● **DATA EXCERPTS**
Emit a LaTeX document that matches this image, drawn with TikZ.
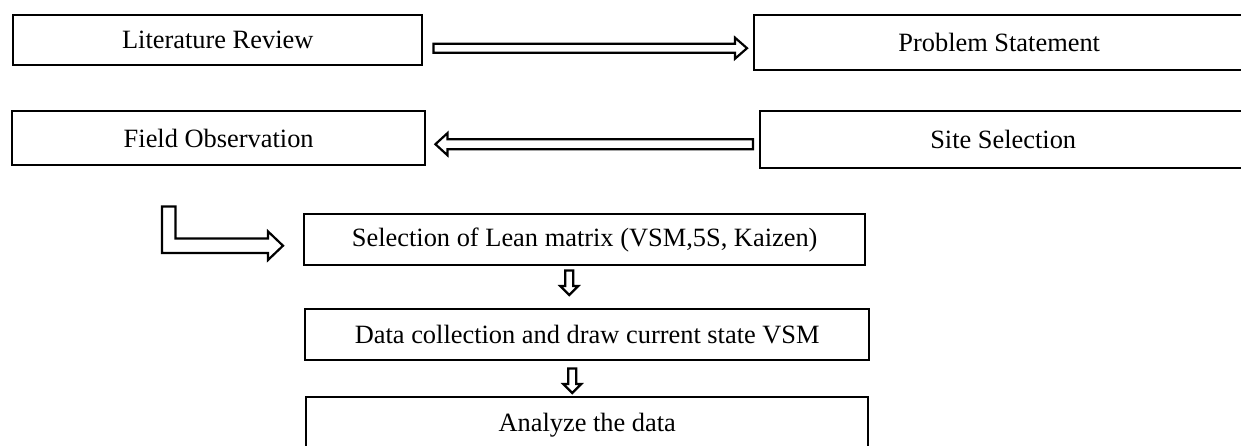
\documentclass[tikz,border=0pt]{standalone}
\usepackage{fontspec}
\setmainfont{Liberation Serif}
\usetikzlibrary{calc}

\begin{document}
\begin{tikzpicture}[x=1pt, y=-1pt,
    stage/.style={draw, line width=2.4pt, anchor=north west, inner sep=0pt,
                  font=\fontsize{26.4}{30}\selectfont},
    hollow/.style={draw, fill=white, line width=2.2pt, line join=miter}]

  \useasboundingbox (0,0) rectangle (1241,445);
  \clip (0,0) rectangle (1241,445);

  % top rows
  \node [stage, minimum width=409pt, minimum height=50pt] (lit) at (12,14) {Literature Review};
  \node [stage, minimum width=490pt, minimum height=55pt] (prob) at (753,14) {Problem Statement};
  \node [stage, minimum width=413pt, minimum height=54pt] (field) at (11,110) {Field Observation};
  \node [stage, minimum width=486pt, minimum height=57pt] (site) at (759,110) {Site Selection};

  % lean column
  \node [stage, minimum width=561pt, minimum height=51pt] (sel) at (303,213) {Selection of Lean matrix (VSM,5S, Kaizen)};
  \node [stage, minimum width=564pt, minimum height=51pt] (data) at (304,308) {Data collection and draw current state VSM};
  \node [stage, minimum width=562pt, minimum height=56pt] (ana) at (305,396) {Analyze the data};

  % arrow ends
  \coordinate (a1from) at ($(lit.east)+(10,8)$);
  \coordinate (a1to) at ($(prob.west)+(-6,5.5)$);
  \coordinate (a2from) at ($(site.west)+(-6,4.5)$);
  \coordinate (a2to) at ($(field.east)+(9,6)$);
  \coordinate (bfrom) at ($(field.south)+(-50,40)$);
  \coordinate (bto) at ($(sel.west)+(-20,6)$);
  \coordinate (d1from) at ($(sel.south)+(-15.5,4)$);
  \coordinate (d1to) at ($(d1from |- data.north)+(0,-13)$);
  \coordinate (d2from) at ($(data.south)+(-15,7)$);
  \coordinate (d2to) at ($(d2from |- ana.north)+(0,-3)$);

  % lit -> prob
  \draw [hollow] ($(a1from)+(0,-4.5)$) -- ($(a1to)+(-12,-4.5)$) -- ($(a1to)+(-12,-10.5)$)
    -- (a1to) -- ($(a1to)+(-12,10.5)$) -- ($(a1to)+(-12,4.5)$) -- ($(a1from)+(0,4.5)$) -- cycle;

  % site -> field
  \draw [hollow] ($(a2from)+(0,-5)$) -- ($(a2to)+(12,-5)$) -- ($(a2to)+(12,-11)$)
    -- (a2to) -- ($(a2to)+(12,11)$) -- ($(a2to)+(12,5)$) -- ($(a2from)+(0,5)$) -- cycle;

  % field -> sel, bent
  \draw [hollow] ($(bfrom)+(-6.7,0)$) -- ($(bfrom |- bto)+(-6.7,7.2)$) -- ($(bto)+(-15,7.2)$)
    -- ($(bto)+(-15,14.3)$) -- (bto) -- ($(bto)+(-15,-14.3)$) -- ($(bto)+(-15,-7.2)$)
    -- ($(bfrom |- bto)+(6.7,-7.2)$) -- ($(bfrom)+(6.7,0)$) -- cycle;

  % sel -> data
  \draw [hollow] ($(d1from)+(-4,0)$) -- ($(d1to)+(-4,-9)$) -- ($(d1to)+(-9,-9)$)
    -- (d1to) -- ($(d1to)+(9,-9)$) -- ($(d1to)+(4,-9)$) -- ($(d1from)+(4,0)$) -- cycle;

  % data -> ana
  \draw [hollow] ($(d2from)+(-4,0)$) -- ($(d2to)+(-4,-9)$) -- ($(d2to)+(-9,-9)$)
    -- (d2to) -- ($(d2to)+(9,-9)$) -- ($(d2to)+(4,-9)$) -- ($(d2from)+(4,0)$) -- cycle;

\end{tikzpicture}
\end{document}
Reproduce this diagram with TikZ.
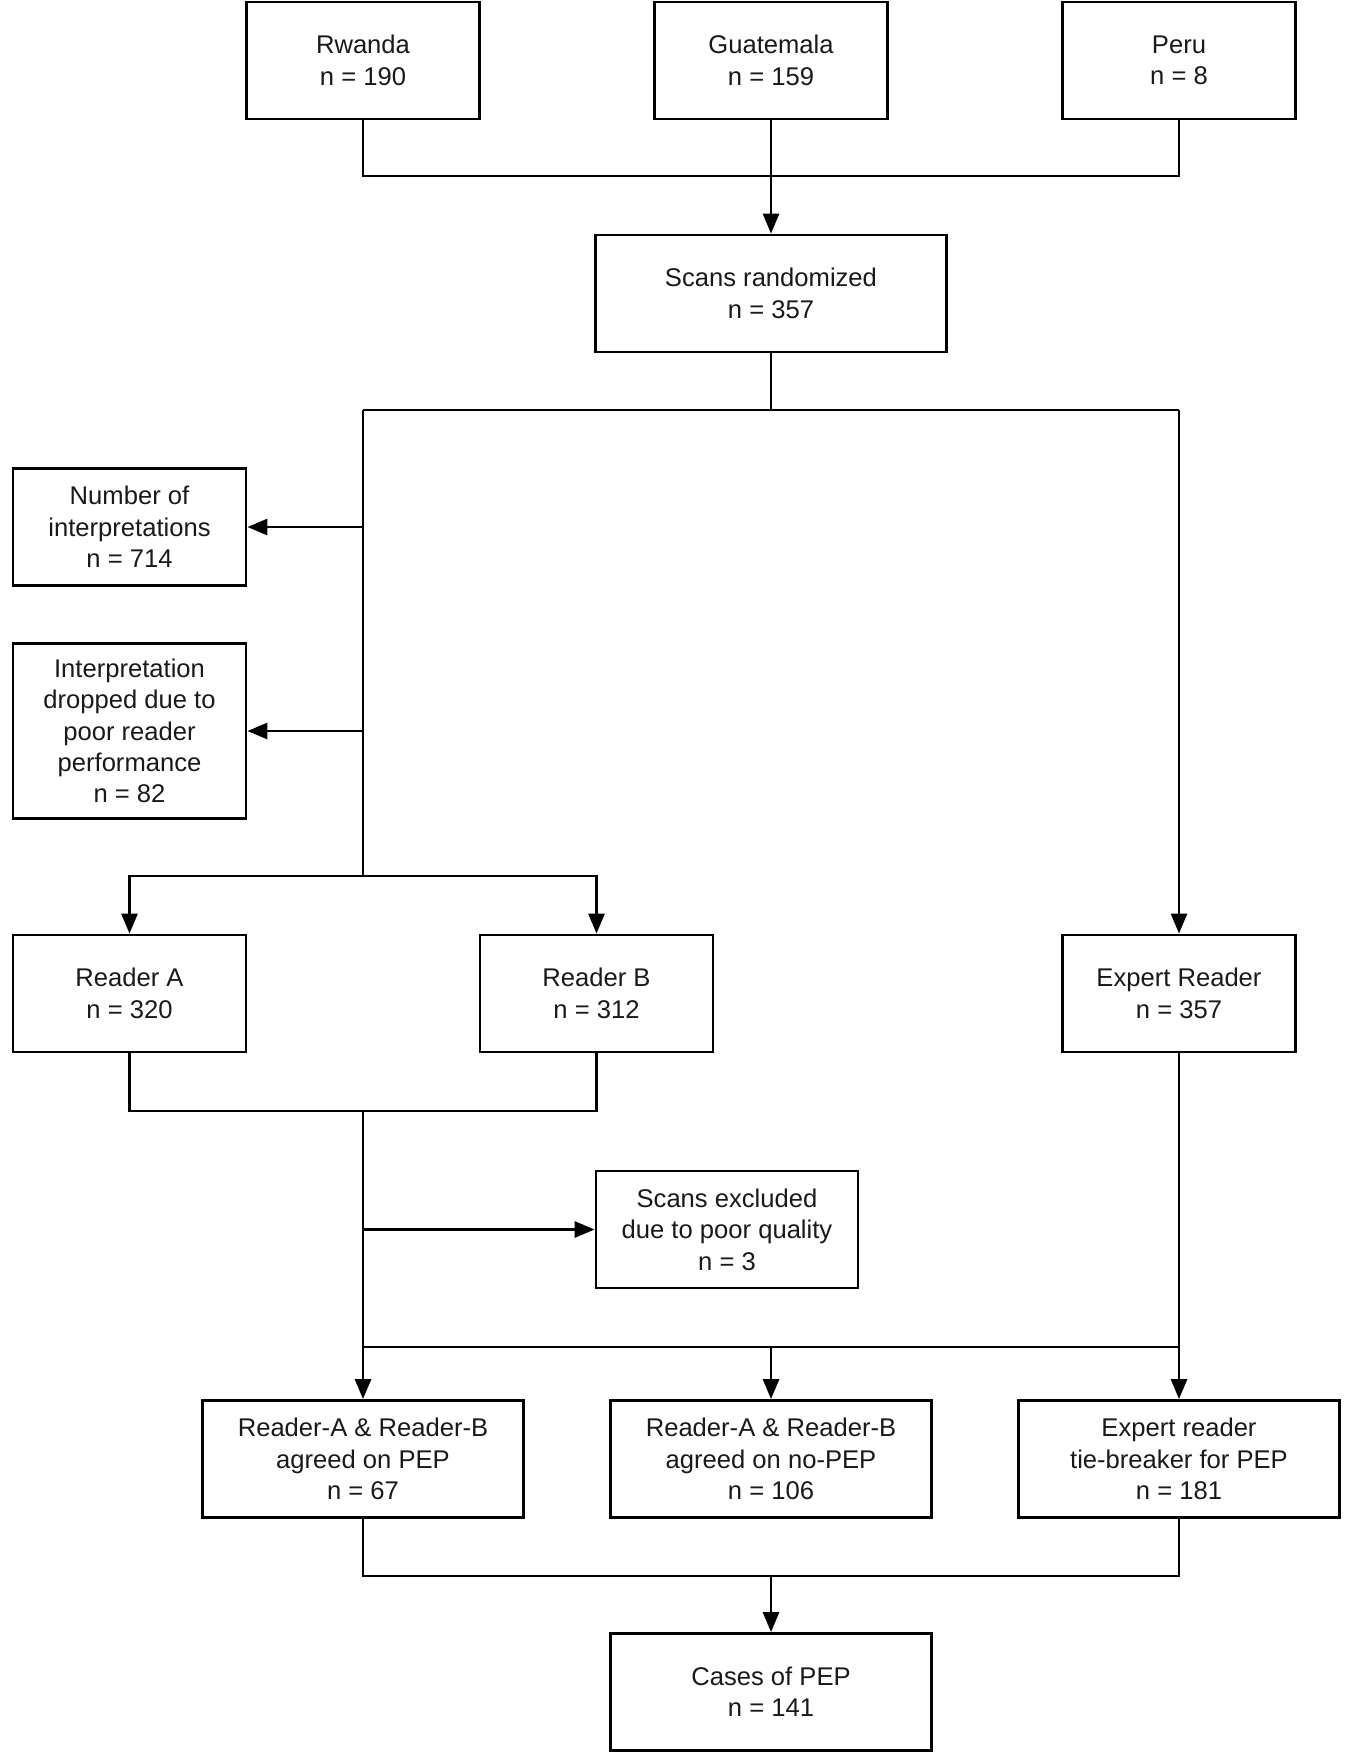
\documentclass[tikz,border=0pt]{standalone}
\usepackage{fontspec}
\setmainfont{Liberation Sans}
\usetikzlibrary{arrows.meta}
\begin{document}
\begin{tikzpicture}[x=0.5pt,y=-0.5pt,
  box/.style={draw, line width=1.4pt, inner sep=0pt, align=center,
    font=\fontsize{12.8}{15.7}\selectfont, text=black!90,
    minimum width=116.5pt, minimum height=58.5pt},
  conn/.style={line width=1.4pt},
  arr/.style={conn, -{Triangle[length=10pt,width=8pt]}}]
\useasboundingbox (0,0) rectangle (1350,1757);
% nodes
\node[box] (rwanda) at (363,60.5) {Rwanda\\n = 190};
\node[box] (guat) at (771,60.5) {Guatemala\\n = 159};
\node[box] (peru) at (1179,60.5) {Peru\\n = 8};
\node[box, minimum width=175.5pt] (scans) at (771,293.5) {Scans randomized\\n = 357};
\node[box] (numint) at (129.5,527) {Number of\\interpretations\\n = 714};
\node[box, minimum height=87.5pt] (dropped) at (129.5,731) {Interpretation\\dropped due to\\poor reader\\performance\\n = 82};
\node[box] (readerA) at (129.5,993.5) {Reader A\\n = 320};
\node[box] (readerB) at (596.5,993.5) {Reader B\\n = 312};
\node[box] (expert) at (1179,993.5) {Expert Reader\\n = 357};
\node[box, minimum width=131pt] (excluded) at (727,1229.5) {Scans excluded\\due to poor quality\\n = 3};
\node[box, minimum width=160.5pt] (agreePEP) at (363,1459) {Reader-A \& Reader-B\\agreed on PEP\\n = 67};
\node[box, minimum width=160.5pt] (agreeNo) at (771,1459) {Reader-A \& Reader-B\\agreed on no-PEP\\n = 106};
\node[box, minimum width=160.5pt] (tie) at (1179,1459) {Expert reader\\tie-breaker for PEP\\n = 181};
\node[box, minimum width=160.5pt] (cases) at (771,1692) {Cases of PEP\\n = 141};
% junction coordinates
\coordinate (j1) at (771,176);
\coordinate (j2) at (771,410);
\coordinate (jL) at (363,410);
\coordinate (jR) at (1179,410);
\coordinate (t1) at (363,527);
\coordinate (t2) at (363,731);
\coordinate (jA) at (363,876);
\coordinate (jB) at (363,1111);
\coordinate (t3) at (363,1229.5);
\coordinate (jC) at (363,1347);
\coordinate (t4) at (771,1347);
\coordinate (jD) at (1179,1347);
\coordinate (jE) at (771,1576);
% connectors
\draw[conn] (rwanda.south) |- (j1) -| (peru.south);
\draw[arr] (guat.south) -- (scans.north);
\draw[conn] (scans.south) -- (j2);
\draw[conn] (jL) -- (jR);
\draw[arr] (jR) -- (expert.north);
\draw[conn] (jL) -- (jA);
\draw[arr] (t1) -- (numint.east);
\draw[arr] (t2) -- (dropped.east);
\draw[arr] (jA) -| (readerA.north);
\draw[arr] (jA) -| (readerB.north);
\draw[conn] (readerA.south) |- (jB) -| (readerB.south);
\draw[arr] (jB) -- (agreePEP.north);
\draw[arr] (t3) -- (excluded.west);
\draw[conn] (jC) -- (jD);
\draw[arr] (t4) -- (agreeNo.north);
\draw[arr] (expert.south) -- (tie.north);
\draw[conn] (agreePEP.south) |- (jE) -| (tie.south);
\draw[arr] (jE) -- (cases.north);
\end{tikzpicture}
\end{document}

● **REQUIRED WORK**
Quote the entries in full. Any image among them is to be omitted from the copy.

● **CORRECT RESULT**
Emit a LaTeX document that matches this image, drawn with TikZ.
\documentclass[tikz,border=0pt]{standalone}
\usepackage{fontspec}
\setmainfont{Liberation Serif}
\usetikzlibrary{calc}

\begin{document}
\begin{tikzpicture}[x=1pt, y=-1pt,
    stage/.style={draw, line width=2.4pt, anchor=north west, inner sep=0pt,
                  font=\fontsize{26.4}{30}\selectfont},
    hollow/.style={draw, fill=white, line width=2.2pt, line join=miter}]

  \useasboundingbox (0,0) rectangle (1241,445);
  \clip (0,0) rectangle (1241,445);

  % top rows
  \node [stage, minimum width=409pt, minimum height=50pt] (lit) at (12,14) {Literature Review};
  \node [stage, minimum width=490pt, minimum height=55pt] (prob) at (753,14) {Problem Statement};
  \node [stage, minimum width=413pt, minimum height=54pt] (field) at (11,110) {Field Observation};
  \node [stage, minimum width=486pt, minimum height=57pt] (site) at (759,110) {Site Selection};

  % lean column
  \node [stage, minimum width=561pt, minimum height=51pt] (sel) at (303,213) {Selection of Lean matrix (VSM,5S, Kaizen)};
  \node [stage, minimum width=564pt, minimum height=51pt] (data) at (304,308) {Data collection and draw current state VSM};
  \node [stage, minimum width=562pt, minimum height=56pt] (ana) at (305,396) {Analyze the data};

  % arrow ends
  \coordinate (a1from) at ($(lit.east)+(10,8)$);
  \coordinate (a1to) at ($(prob.west)+(-6,5.5)$);
  \coordinate (a2from) at ($(site.west)+(-6,4.5)$);
  \coordinate (a2to) at ($(field.east)+(9,6)$);
  \coordinate (bfrom) at ($(field.south)+(-50,40)$);
  \coordinate (bto) at ($(sel.west)+(-20,6)$);
  \coordinate (d1from) at ($(sel.south)+(-15.5,4)$);
  \coordinate (d1to) at ($(d1from |- data.north)+(0,-13)$);
  \coordinate (d2from) at ($(data.south)+(-15,7)$);
  \coordinate (d2to) at ($(d2from |- ana.north)+(0,-3)$);

  % lit -> prob
  \draw [hollow] ($(a1from)+(0,-4.5)$) -- ($(a1to)+(-12,-4.5)$) -- ($(a1to)+(-12,-10.5)$)
    -- (a1to) -- ($(a1to)+(-12,10.5)$) -- ($(a1to)+(-12,4.5)$) -- ($(a1from)+(0,4.5)$) -- cycle;

  % site -> field
  \draw [hollow] ($(a2from)+(0,-5)$) -- ($(a2to)+(12,-5)$) -- ($(a2to)+(12,-11)$)
    -- (a2to) -- ($(a2to)+(12,11)$) -- ($(a2to)+(12,5)$) -- ($(a2from)+(0,5)$) -- cycle;

  % field -> sel, bent
  \draw [hollow] ($(bfrom)+(-6.7,0)$) -- ($(bfrom |- bto)+(-6.7,7.2)$) -- ($(bto)+(-15,7.2)$)
    -- ($(bto)+(-15,14.3)$) -- (bto) -- ($(bto)+(-15,-14.3)$) -- ($(bto)+(-15,-7.2)$)
    -- ($(bfrom |- bto)+(6.7,-7.2)$) -- ($(bfrom)+(6.7,0)$) -- cycle;

  % sel -> data
  \draw [hollow] ($(d1from)+(-4,0)$) -- ($(d1to)+(-4,-9)$) -- ($(d1to)+(-9,-9)$)
    -- (d1to) -- ($(d1to)+(9,-9)$) -- ($(d1to)+(4,-9)$) -- ($(d1from)+(4,0)$) -- cycle;

  % data -> ana
  \draw [hollow] ($(d2from)+(-4,0)$) -- ($(d2to)+(-4,-9)$) -- ($(d2to)+(-9,-9)$)
    -- (d2to) -- ($(d2to)+(9,-9)$) -- ($(d2to)+(4,-9)$) -- ($(d2from)+(4,0)$) -- cycle;

\end{tikzpicture}
\end{document}
Reproduce this diagram with TikZ.
\documentclass[tikz,border=0pt]{standalone}
\usepackage{fontspec}
\setmainfont{Liberation Sans}
\usetikzlibrary{arrows.meta}
\begin{document}
\begin{tikzpicture}[x=0.5pt,y=-0.5pt,
  box/.style={draw, line width=1.4pt, inner sep=0pt, align=center,
    font=\fontsize{12.8}{15.7}\selectfont, text=black!90,
    minimum width=116.5pt, minimum height=58.5pt},
  conn/.style={line width=1.4pt},
  arr/.style={conn, -{Triangle[length=10pt,width=8pt]}}]
\useasboundingbox (0,0) rectangle (1350,1757);
% nodes
\node[box] (rwanda) at (363,60.5) {Rwanda\\n = 190};
\node[box] (guat) at (771,60.5) {Guatemala\\n = 159};
\node[box] (peru) at (1179,60.5) {Peru\\n = 8};
\node[box, minimum width=175.5pt] (scans) at (771,293.5) {Scans randomized\\n = 357};
\node[box] (numint) at (129.5,527) {Number of\\interpretations\\n = 714};
\node[box, minimum height=87.5pt] (dropped) at (129.5,731) {Interpretation\\dropped due to\\poor reader\\performance\\n = 82};
\node[box] (readerA) at (129.5,993.5) {Reader A\\n = 320};
\node[box] (readerB) at (596.5,993.5) {Reader B\\n = 312};
\node[box] (expert) at (1179,993.5) {Expert Reader\\n = 357};
\node[box, minimum width=131pt] (excluded) at (727,1229.5) {Scans excluded\\due to poor quality\\n = 3};
\node[box, minimum width=160.5pt] (agreePEP) at (363,1459) {Reader-A \& Reader-B\\agreed on PEP\\n = 67};
\node[box, minimum width=160.5pt] (agreeNo) at (771,1459) {Reader-A \& Reader-B\\agreed on no-PEP\\n = 106};
\node[box, minimum width=160.5pt] (tie) at (1179,1459) {Expert reader\\tie-breaker for PEP\\n = 181};
\node[box, minimum width=160.5pt] (cases) at (771,1692) {Cases of PEP\\n = 141};
% junction coordinates
\coordinate (j1) at (771,176);
\coordinate (j2) at (771,410);
\coordinate (jL) at (363,410);
\coordinate (jR) at (1179,410);
\coordinate (t1) at (363,527);
\coordinate (t2) at (363,731);
\coordinate (jA) at (363,876);
\coordinate (jB) at (363,1111);
\coordinate (t3) at (363,1229.5);
\coordinate (jC) at (363,1347);
\coordinate (t4) at (771,1347);
\coordinate (jD) at (1179,1347);
\coordinate (jE) at (771,1576);
% connectors
\draw[conn] (rwanda.south) |- (j1) -| (peru.south);
\draw[arr] (guat.south) -- (scans.north);
\draw[conn] (scans.south) -- (j2);
\draw[conn] (jL) -- (jR);
\draw[arr] (jR) -- (expert.north);
\draw[conn] (jL) -- (jA);
\draw[arr] (t1) -- (numint.east);
\draw[arr] (t2) -- (dropped.east);
\draw[arr] (jA) -| (readerA.north);
\draw[arr] (jA) -| (readerB.north);
\draw[conn] (readerA.south) |- (jB) -| (readerB.south);
\draw[arr] (jB) -- (agreePEP.north);
\draw[arr] (t3) -- (excluded.west);
\draw[conn] (jC) -- (jD);
\draw[arr] (t4) -- (agreeNo.north);
\draw[arr] (expert.south) -- (tie.north);
\draw[conn] (agreePEP.south) |- (jE) -| (tie.south);
\draw[arr] (jE) -- (cases.north);
\end{tikzpicture}
\end{document}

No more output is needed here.